Premiata Forneria Marconi (PFM) – Storia di un minuto (1972)

PFM_Storia4 out of 5 Stars!

Storia di un minuto is the impressive debut album of a band many Prog-Rock fans (and friends of mine) deemed to be “the Italian Gentle Giant.”

Okay, I’ll concur with that, but to only a marginal extent. Sure, PFM occasionally incorporated “unconventional” instruments (woodwinds, violin, etc.) into its overall sound, bringing about much of the “Giant comparisons” from my friends. But PFM had actually created its own rather unique and theatrical style and so—to me, at least—truly sounded nothing much like Gentle Giant.

Regardless, Storia di un minuto was one of the first albums I investigated by this band, and I remember coming away with a smile on my face.

With its riotous and ever-changing tempos, chunky guitar and bright synth riffs, not to mention the inclusion of flute and the glorious Mellotron, the track “E’ festa” is where I viewed the most Gentle Giant comparisons. Similarly, the opening section of the instrumental “Dove… quando… (parte II)” offered some additional comparisons.

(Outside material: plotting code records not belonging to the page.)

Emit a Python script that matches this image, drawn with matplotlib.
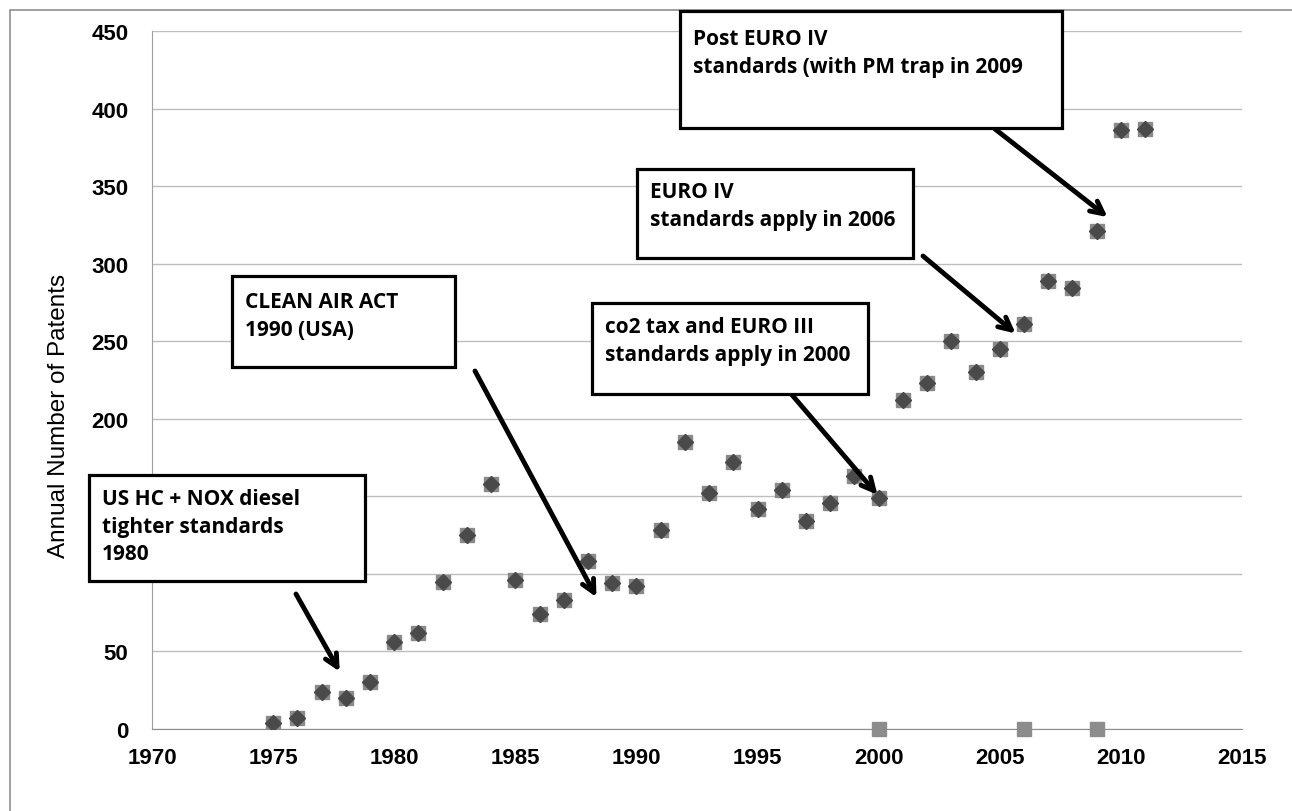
import matplotlib.pyplot as plt
from matplotlib.patches import Rectangle

W, H = 1292, 812

years = [1975, 1976, 1977, 1978, 1979, 1980, 1981, 1982, 1983, 1984,
         1985, 1986, 1987, 1988, 1989, 1990, 1991, 1992, 1993, 1994,
         1995, 1996, 1997, 1998, 1999, 2000, 2001, 2002, 2003, 2004,
         2005, 2006, 2007, 2008, 2009, 2010, 2011]
patents = [4, 7, 24, 20, 30, 56, 62, 95, 125, 158,
           96, 74, 83, 108, 94, 92, 128, 185, 152, 172,
           142, 154, 134, 146, 163, 149, 212, 223, 250, 230,
           245, 261, 289, 284, 321, 386, 387]
event_years = [2000, 2006, 2009]
event_vals = [0, 0, 0]

notes = [
    "US HC + NOX diesel\ntighter standards\n1980",
    "CLEAN AIR ACT\n1990 (USA)",
    "co2 tax and EURO III\nstandards apply in 2000",
    "EURO IV\nstandards apply in 2006",
    "Post EURO IV\nstandards (with PM trap in 2009",
]
# box: left, top, right, bottom in pixels (from top-left)
boxes = [(89, 476, 365, 582), (232, 277, 455, 368), (592, 304, 868, 395),
         (637, 170, 913, 259), (680, 12, 1062, 129)]
text_offsets = [13, 15, 13, 12, 17]
arrow_tails = [(296, 595), (475, 372), (769, 369), (923, 257), (995, 130)]
arrow_tips = [(1977.75, 37), (1988.35, 85), (1999.95, 151), (2005.65, 255), (2009.45, 330)]

def fx(px):
    return px / W

def fy(py):
    return 1 - py / H

fig = plt.figure(figsize=(W / 100, H / 100), dpi=100)
ax = fig.add_axes([fx(152), fy(730), fx(1242) - fx(152), fy(32) - fy(730)])

ax.plot(years, patents, 's', color='#8a8a8a', ms=10, zorder=3)
ax.plot(event_years, event_vals, 's', color='#8c8c8c', ms=10.5, zorder=3, clip_on=False)
ax.plot(years, patents, 'D', color='#4a4a4a', ms=8.5, zorder=4)

ax.set_xlim(1970, 2015)
ax.set_ylim(0, 450)
ax.set_xticks(range(1970, 2016, 5))
ax.set_yticks(range(0, 451, 50))
ax.grid(axis='y', color='#bdbdbd', lw=1)
ax.set_axisbelow(True)
for s in ['top', 'right']:
    ax.spines[s].set_visible(False)
ax.spines['left'].set_color('#a0a0a0')
ax.spines['bottom'].set_color('#8c8c8c')
ax.tick_params(length=0, labelsize=16)
ax.tick_params(axis='y', pad=17)
ax.tick_params(axis='x', pad=13)
for lab in ax.get_xticklabels() + ax.get_yticklabels():
    lab.set_fontweight('bold')
    lab.set_fontfamily('Liberation Sans')
ax.set_ylabel('Annual Number of Patents', fontsize=17.5, family='Liberation Sans')
ax.yaxis.set_label_coords(-0.075, 0.45)

# outer frame
fig.patches.append(Rectangle((fx(10), -0.1), 1.2, fy(11) + 0.1, transform=fig.transFigure,
                             fill=False, ec='#909090', lw=1.2, zorder=0))

for text, (l, t, r, b), off, tail, tip in zip(notes, boxes, text_offsets, arrow_tails, arrow_tips):
    fig.patches.append(Rectangle((fx(l), fy(b)), fx(r) - fx(l), fy(t) - fy(b),
                                 transform=fig.transFigure, fc='white', ec='black',
                                 lw=2.3, zorder=10))
    fig.text(fx(l + 13), fy(t + off), text, ha='left', va='top', fontsize=15,
             fontweight='bold', family='Open Sans', linespacing=1.42, zorder=11)
    ax.annotate('', xy=tip, xycoords='data', xytext=(fx(tail[0]), fy(tail[1])),
                textcoords='figure fraction',
                arrowprops=dict(arrowstyle='->,head_length=0.9,head_width=0.45',
                                color='black', lw=3.5, shrinkA=0, shrinkB=0),
                zorder=12, annotation_clip=False)

fig.savefig('out.png', dpi=100)
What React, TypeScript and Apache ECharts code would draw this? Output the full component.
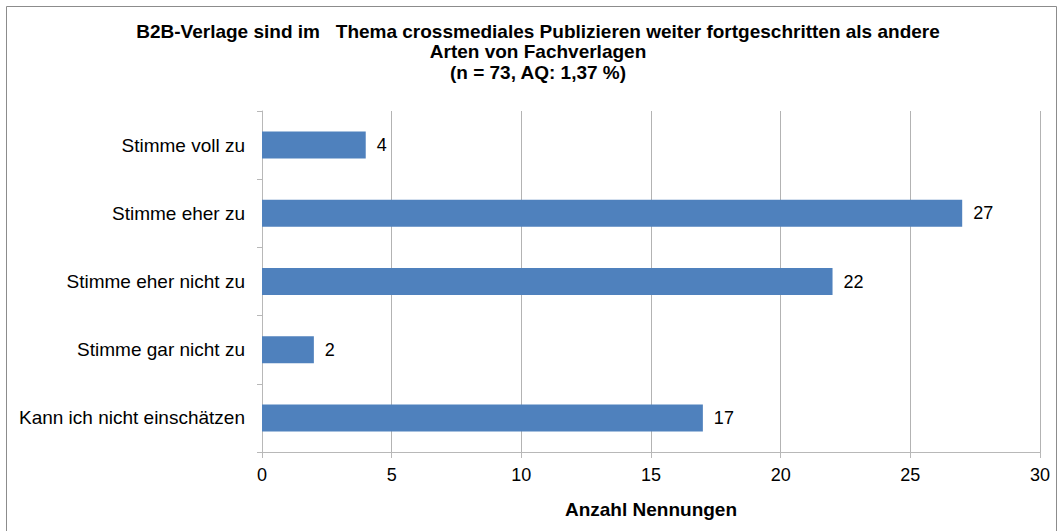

But that was about it. On other tracks such as “Impressioni di settembre” and “Dove… quando… (parte I)” the group’s more pastorial side came through, offering something completely different. Additionally, in the second half of the aforementioned “Dove… quando… (parte II),” when the band dove headfirst into Jazz-Rock territory during a free-styling flute solo, I realized that the seamless merging of genres was a trait not many other groups shared with PFM, and I was hooked. And as if to further intrigue me, the band also tossed in “La carrozza di Hans,” where again, the merging of numerous genres, of shifting styles and widely varied instrumentation within such a short time span (the track is just shy of seven minutes) gave PFM a unique character and enduced me to investigate even more groups with Italian heritage.

Unfortunately, in its heyday during the ’70s, the talented group could never quite break big into the booming “American market”—although it came damned close—therefore, PFM remains shamefully obscure even now.